Lucrative solar work up for bids
By William Cole
Advertiser Military Writer
The Navy today is expected to seek proposals from small businesses to install and operate solar power systems at military installations on O'ahu, Kaua'i and Maui for a minimum period of 12 months, but which could range up to 30 years. The maximum of all the combined contracts could be $500 million.
The information was released by the federal government in a presolicitation notice. The U.S. military is trying to reduce its dependence on foreign oil, and photovoltaics are one source of alternative energy the Pentagon is aggressively pursuing.
Plans call for the government to purchase solar-generated electric power in Hawai'i, but it will not acquire any solar plants. The systems will be financed, built, owned, operated and maintained by small businesses.
Naval Facilities Engineering Command Pacific is the procurement agent for the projects.
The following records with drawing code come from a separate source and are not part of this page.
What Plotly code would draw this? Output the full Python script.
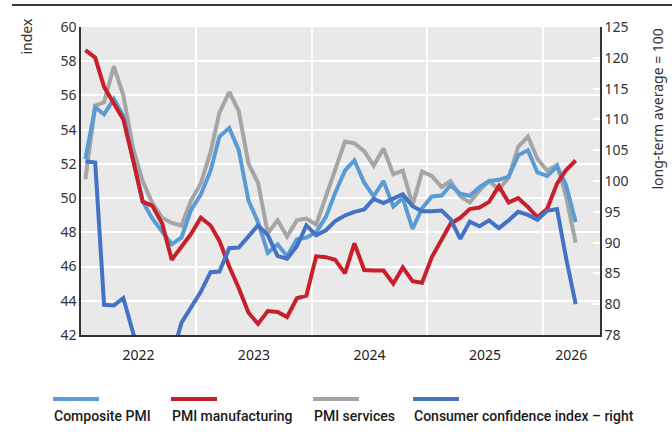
import pandas as pd
import plotly.graph_objects as go

# ---- data (monthly, Jan 2022 - Apr 2026) ----
months = pd.date_range("2022-01-01", periods=52, freq="MS") + pd.Timedelta(days=14)

composite_pmi = [52.3, 55.3, 54.9, 55.8, 54.8, 52.2, 49.8, 48.8, 48.0, 47.3, 47.7, 49.3,
                 50.2, 51.6, 53.6, 54.1, 52.8, 49.85, 48.6, 46.8, 47.3, 46.6, 47.6, 47.7,
                 48.0, 48.9, 50.3, 51.6, 52.2, 50.9, 50.1, 51.0, 49.5, 50.0, 48.2, 49.4,
                 50.1, 50.15, 50.75, 50.25, 50.14, 50.65, 51.0, 51.07, 51.26, 52.5, 52.8, 51.5,
                 51.3, 51.85, 50.8, 48.6]

pmi_manufacturing = [58.65, 58.2, 56.5, 55.5, 54.6, 52.2, 49.8, 49.55, 48.5, 46.4, 47.2, 47.9,
                     48.85, 48.4, 47.5, 46.0, 44.75, 43.3, 42.65, 43.4, 43.35, 43.05, 44.15, 44.3,
                     46.6, 46.55, 46.4, 45.6, 47.35, 45.8, 45.77, 45.77, 45.0, 45.95, 45.15, 45.05,
                     46.55, 47.6, 48.5, 48.85, 49.36, 49.45, 49.78, 50.7, 49.75, 50.0, 49.48, 48.88,
                     49.38, 50.85, 51.62, 52.2]

pmi_services = [51.1, 55.4, 55.6, 57.7, 56.0, 52.9, 51.0, 49.7, 48.85, 48.55, 48.4, 49.85,
                50.85, 52.7, 55.0, 56.2, 55.1, 52.0, 50.9, 47.95, 48.7, 47.75, 48.7, 48.8,
                48.45, 50.1, 51.6, 53.3, 53.2, 52.75, 51.9, 52.9, 51.4, 51.6, 49.6, 51.55,
                51.3, 50.65, 51.0, 50.1, 49.75, 50.45, 51.0, 50.5, 51.2, 53.0, 53.6, 52.3,
                51.6, 51.95, 50.15, 47.4]

consumer_confidence = [103.2, 103.0, 79.9, 79.8, 81.0, 75.3, 71.0, 69.5, 70.0, 71.4, 77.0, 79.6,
                       82.0, 85.2, 85.3, 89.1, 89.2, 91.0, 92.8, 91.2, 87.8, 87.4, 89.4, 92.8,
                       91.2, 92.0, 93.5, 94.4, 95.0, 95.4, 97.1, 96.4, 97.1, 97.85, 95.9, 95.1,
                       95.1, 95.2, 93.8, 90.6, 93.4, 92.65, 93.6, 92.35, 93.6, 95.0, 94.5, 93.7,
                       95.15, 95.45, 87.7, 80.0]

year_labels = ["2022", "2023", "2024", "2025", "2026"]
year_label_pos = ["2022-07-02", "2023-07-02", "2024-07-02", "2025-07-02", "2026-04-01"]
year_bounds = ["2023-01-01", "2024-01-01", "2025-01-01", "2026-01-01"]

left_ticks = list(range(42, 61, 2))
right_tickvals = list(range(75, 126, 5))
right_ticktext = ["78"] + [str(v) for v in range(80, 126, 5)]

series_names = ["Composite PMI", "PMI manufacturing", "PMI services",
                "Consumer confidence index – right"]
series_colors = ["#5B9BD5", "#C8202B", "#A5A5A5", "#4472C4"]

# ---- figure ----
fig = go.Figure()
fig.add_trace(go.Scatter(x=months, y=pmi_services, mode="lines", name=series_names[2],
                         line=dict(color=series_colors[2], width=4)))
fig.add_trace(go.Scatter(x=months, y=composite_pmi, mode="lines", name=series_names[0],
                         line=dict(color=series_colors[0], width=4)))
fig.add_trace(go.Scatter(x=months, y=pmi_manufacturing, mode="lines", name=series_names[1],
                         line=dict(color=series_colors[1], width=4)))
fig.add_trace(go.Scatter(x=months, y=consumer_confidence, mode="lines", name=series_names[3],
                         yaxis="y2", line=dict(color=series_colors[3], width=4)))

font_fam = "Noto Sans, sans-serif"
axis_col = "#333333"

L, R, T, B = 81, 72, 27, 97
PW, PH = 672 - L - R, 432 - T - B


def px(xp):
    return (xp - L) / PW


def py(yp):
    return (432 - B - yp) / PH


fig.update_layout(
    width=672, height=432,
    margin=dict(l=L, r=R, t=T, b=B),
    paper_bgcolor="white",
    plot_bgcolor="#E9E9E9",
    showlegend=False,
    font=dict(family=font_fam, size=13, color=axis_col),
    xaxis=dict(
        type="date",
        range=["2022-01-01", "2026-07-01"],
        tickmode="array", tickvals=year_label_pos, ticktext=year_labels,
        ticks="", showgrid=False, zeroline=False,
        showline=True, linecolor=axis_col, linewidth=1.5,
        ticklabelstandoff=6,
        tickfont=dict(size=14, color="#222222"),
        minor=dict(tickmode="array", tickvals=year_bounds, showgrid=True,
                   gridcolor="white", gridwidth=1.5, ticks=""),
    ),
    yaxis=dict(
        range=[42, 60], tickmode="array", tickvals=left_ticks,
        showgrid=True, gridcolor="white", gridwidth=1.5, zeroline=False,
        showline=True, linecolor=axis_col, linewidth=1.5, ticks="",
        tickfont=dict(size=14, color=axis_col),
    ),
    yaxis2=dict(
        overlaying="y", side="right",
        range=[75, 125], tickmode="array", tickvals=right_tickvals, ticktext=right_ticktext,
        showgrid=False, zeroline=False,
        showline=True, linecolor=axis_col, linewidth=1.5,
        ticks="inside", ticklen=7, tickcolor="white", tickwidth=1.5,
        tickfont=dict(size=14, color=axis_col),
    ),
)

# axis titles
fig.add_annotation(text="index", xref="paper", yref="paper", x=px(26), y=py(36.5),
                   xanchor="center", yanchor="middle", textangle=-90, showarrow=False,
                   font=dict(size=14, color=axis_col))
fig.add_annotation(text="long-term average = 100", xref="paper", yref="paper",
                   x=px(657), y=py(108.5),
                   xanchor="center", yanchor="middle", textangle=-90, showarrow=False,
                   font=dict(size=14, color=axis_col))

# top rule
fig.add_shape(type="line", xref="paper", yref="paper", x0=px(12), x1=px(672),
              y0=py(5), y1=py(5), line=dict(color="#3A3A3A", width=2))

# custom legend (swatch above label)
legend_x = [53, 171, 313, 413]
for k in range(4):
    x0 = legend_x[k]
    fig.add_shape(type="line", xref="paper", yref="paper",
                  x0=px(x0), x1=px(x0 + 46), y0=py(399), y1=py(399),
                  line=dict(color=series_colors[k], width=4))
    fig.add_annotation(text=series_names[k], xref="paper", yref="paper",
                       x=px(x0 - 1), y=py(416),
                       xanchor="left", yanchor="middle", showarrow=False,
                       font=dict(size=14, color="#1A1A1A", family="Roboto", weight=500))

fig.write_html("out.html",
               config={"displayModeBar": False},
               post_script="document.body.style.margin='0';document.body.style.padding='0';")
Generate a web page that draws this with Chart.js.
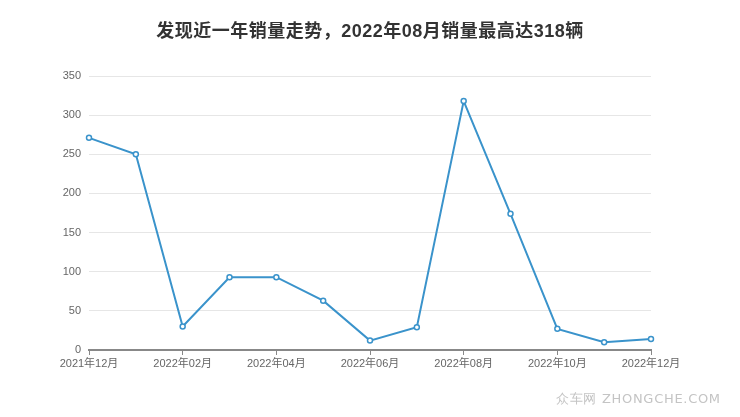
<!DOCTYPE html>
<html>
<head>
<meta charset="utf-8">
<script src="https://cdn.jsdelivr.net/npm/chart.js@4"></script>
<style>
  html, body { margin: 0; padding: 0; background: #fff; }
  #wrap { position: relative; width: 740px; height: 417px; }
  #mark { position: absolute; left: 556px; top: 390px; font: 13px "DejaVu Sans", sans-serif; color: #c4c4c4; letter-spacing: 0.7px; }
</style>
</head>
<body>
<div id="wrap">
  <canvas id="myChart" width="740" height="417"></canvas>
  <div id="mark">众车网 ZHONGCHE.COM</div>
</div>
<script>
const months = ["2021年12月", "2022年01月", "2022年02月", "2022年03月", "2022年04月", "2022年05月", "2022年06月",
  "2022年07月", "2022年08月", "2022年09月", "2022年10月", "2022年11月", "2022年12月"];
const sales = [271, 250, 30, 93, 93, 63, 12, 29, 318, 174, 27, 10, 14];
const yTicks = [0, 50, 100, 150, 200, 250, 300, 350];
const titleText = "发现近一年销量走势，2022年08月销量最高达318辆";

const lineColor = "#3a93cb";
const fontFamily = "'Liberation Sans', 'Noto Sans CJK SC', sans-serif";

// title centred on the whole canvas, not the padded box
const centerTitle = {
  id: "centerTitle",
  afterDraw(chart) {
    const ctx = chart.ctx;
    ctx.save();
    ctx.font = "bold 18px " + fontFamily;
    ctx.letterSpacing = "0.5px";
    ctx.fillStyle = "#333";
    ctx.textAlign = "center";
    ctx.textBaseline = "middle";
    ctx.fillText(titleText, chart.width / 2, 32);
    ctx.restore();
  },
};

new Chart(document.getElementById("myChart"), {
  type: "line",
  data: {
    labels: months,
    datasets: [{
      data: sales,
      borderColor: lineColor,
      borderWidth: 2,
      pointRadius: 2.5,
      pointBorderWidth: 1.5,
      pointBackgroundColor: "#fff",
      pointBorderColor: lineColor,
      tension: 0,
    }],
  },
  plugins: [centerTitle],
  options: {
    responsive: false,
    animation: false,
    layout: { padding: { left: 0, right: 89, top: 76, bottom: 47 } },
    plugins: {
      legend: { display: false },
      tooltip: { enabled: false },
      title: { display: false },
    },
    scales: {
      x: {
        offset: false,
        afterFit: (axis) => { axis.height = 20; },
        border: { display: true, color: "#888", width: 2 },
        grid: {
          drawOnChartArea: false,
          drawTicks: true,
          tickLength: 5,
          tickColor: (ctx) => (ctx.index % 2 === 0 ? "#888" : "rgba(0,0,0,0)"),
        },
        ticks: {
          autoSkip: false,
          maxRotation: 0,
          color: "#666",
          font: { size: 11, family: fontFamily },
          padding: 2,
          callback: (v, i) => (i % 2 === 0 ? months[i] : ""),
        },
      },
      y: {
        min: 0,
        max: 350,
        afterFit: (axis) => { axis.width = 89; },
        afterBuildTicks: (axis) => { axis.ticks = yTicks.map((v) => ({ value: v })); },
        border: { display: false },
        grid: { color: "#e6e6e6", drawTicks: false },
        ticks: {
          color: "#666",
          font: { size: 11, family: fontFamily },
          padding: 8,
        },
      },
    },
  },
});
</script>
</body>
</html>
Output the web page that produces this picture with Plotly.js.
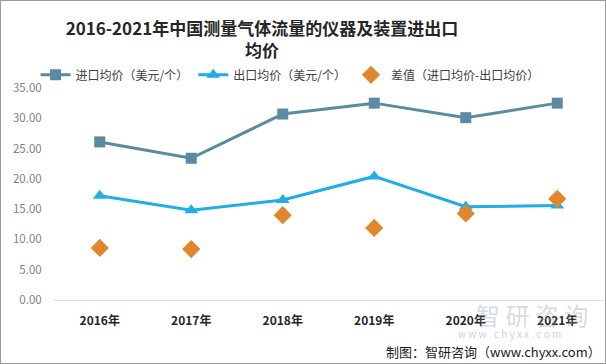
<!DOCTYPE html>
<html><head><meta charset="utf-8">
<script src="https://cdn.plot.ly/plotly-3.0.1.min.js"></script>
<style>
html,body{margin:0;padding:0;background:#fff;}
#wrap{width:606px;height:364px;box-sizing:border-box;border:1px solid #9a9a9a;overflow:hidden;}
#chart{width:604px;height:362px;}
</style></head>
<body><div id="wrap"><div id="chart"></div></div>
<script>
const years = ['2016年','2017年','2018年','2019年','2020年','2021年'];
const importPrice = [26.1, 23.4, 30.7, 32.5, 30.1, 32.5];
const exportPrice = [17.2, 14.8, 16.5, 20.4, 15.4, 15.6];
const diffPrice = [8.6, 8.4, 14.0, 11.9, 14.3, 16.7];
const yTicks = [0,5,10,15,20,25,30,35];

const font = '"Microsoft YaHei","Noto Sans CJK SC","Noto Sans",sans-serif';
const traces = [
  {x: years, y: importPrice, name: '进口均价（美元/个）', type: 'scatter', mode: 'lines+markers',
   line: {color: '#5B8BA1', width: 3}, marker: {symbol: 'square', size: 11, color: '#5B8BA1'}},
  {x: years, y: exportPrice, name: '出口均价（美元/个）', type: 'scatter', mode: 'lines+markers',
   line: {color: '#21AEE6', width: 3}, marker: {symbol: 'triangle-up', size: 12, color: '#21AEE6'}},
  {x: years, y: diffPrice, name: '差值（进口均价-出口均价）', type: 'scatter', mode: 'markers',
   marker: {symbol: 'diamond', size: 14, color: '#E0872E'}}
];
const layout = {
  width: 604, height: 362,
  margin: {l: 53, r: 2, t: 87, b: 63},
  paper_bgcolor: '#fff', plot_bgcolor: '#fff',
  showlegend: true,
  title: {text: '<b>2016-2021年中国测量气体流量的仪器及装置进出口<br>均价</b>', x: 0.432, xanchor: 'center', y: 0.905, yanchor: 'top',
    font: {family: font, size: 17, color: '#262626'}},
  legend: {orientation: 'h', x: 0.43, xanchor: 'center', y: 1.062, yanchor: 'middle', bgcolor: 'rgba(0,0,0,0)',
    font: {family: font, size: 12, color: '#404040'}, itemwidth: 30, tracegroupgap: 0},
  xaxis: {type: 'category', showgrid: false, zeroline: false, showline: true, linecolor: '#d9d9d9', linewidth: 1,
    ticks: 'outside', ticklen: 10, tickcolor: 'rgba(0,0,0,0)',
    tickfont: {family: font, size: 12, color: '#262626', weight: 'bold'}, range: [-0.5, 5.5]},
  yaxis: {range: [0, 35], tickvals: yTicks, tickformat: '.2f', showgrid: false, zeroline: false, showline: false,
    ticks: 'outside', ticklen: 9, tickcolor: 'rgba(0,0,0,0)',
    tickfont: {family: font, size: 11.5, color: '#7f7f7f'}, fixedrange: true},
  annotations: [
    {xref: 'paper', yref: 'paper', x: 0.87, y: -0.07, xanchor: 'center', yanchor: 'middle', showarrow: false,
     text: '智 研 咨 询', font: {family: font, size: 24, color: 'rgba(150,160,175,0.4)'}},
    {xref: 'paper', yref: 'paper', x: 0.83, y: -0.16, xanchor: 'center', yanchor: 'middle', showarrow: false,
     text: 'w w w . c h y x x . c o m', font: {family: font, size: 10, color: 'rgba(150,160,175,0.5)'}},
    {xref: 'paper', yref: 'paper', x: 1.0, y: -0.245, xanchor: 'right', yanchor: 'middle', showarrow: false,
     text: '制图：智研咨询（www.chyxx.com）', font: {family: font, size: 13, color: '#1a1a1a'}}
  ]
};
Plotly.newPlot('chart', traces, layout, {displayModeBar: false, staticPlot: true});
</script></body></html>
The solar systems would be installed at Joint Base Pearl Harbor-Hickam, Marine Corps Base Hawaii, Schofield Barracks, Wheeler Army Airfield, Tripler Army Medical Center, Fort DeRussy, the Asia-Pacific Center for Security Studies, Naval Computer and Telecommunications Area Master Station, Naval Magazine West Loch, the Pacific Missile Range Facility on Kaua'i and the Army Reserve Center on Maui.
Multiple awards for solar systems will be made to about five contractors. More details, including power outputs, will be outlined in the formal request for proposal, which is expected to be released today.
The Navy in February put out a notice seeking small businesses that would be able to meet the military's solar power requirements in Hawai'i.
Businesses being sought are those that are engaged in the generation, transmission and/or distribution of power. To qualify for this small-business opportunity, a company's electricity output for the preceding fiscal year cannot have exceeded 4 million megawatt hours.
Don Rochon, a spokesman for Naval Facilities Engineering Command Pacific, said it is the federal government's policy to provide maximum opportunities in all acquisitions to small business.
"Our market research found sufficient small businesses available to allow good competition for a contract of this capacity to build, operate and maintain renewable solar power systems," he said.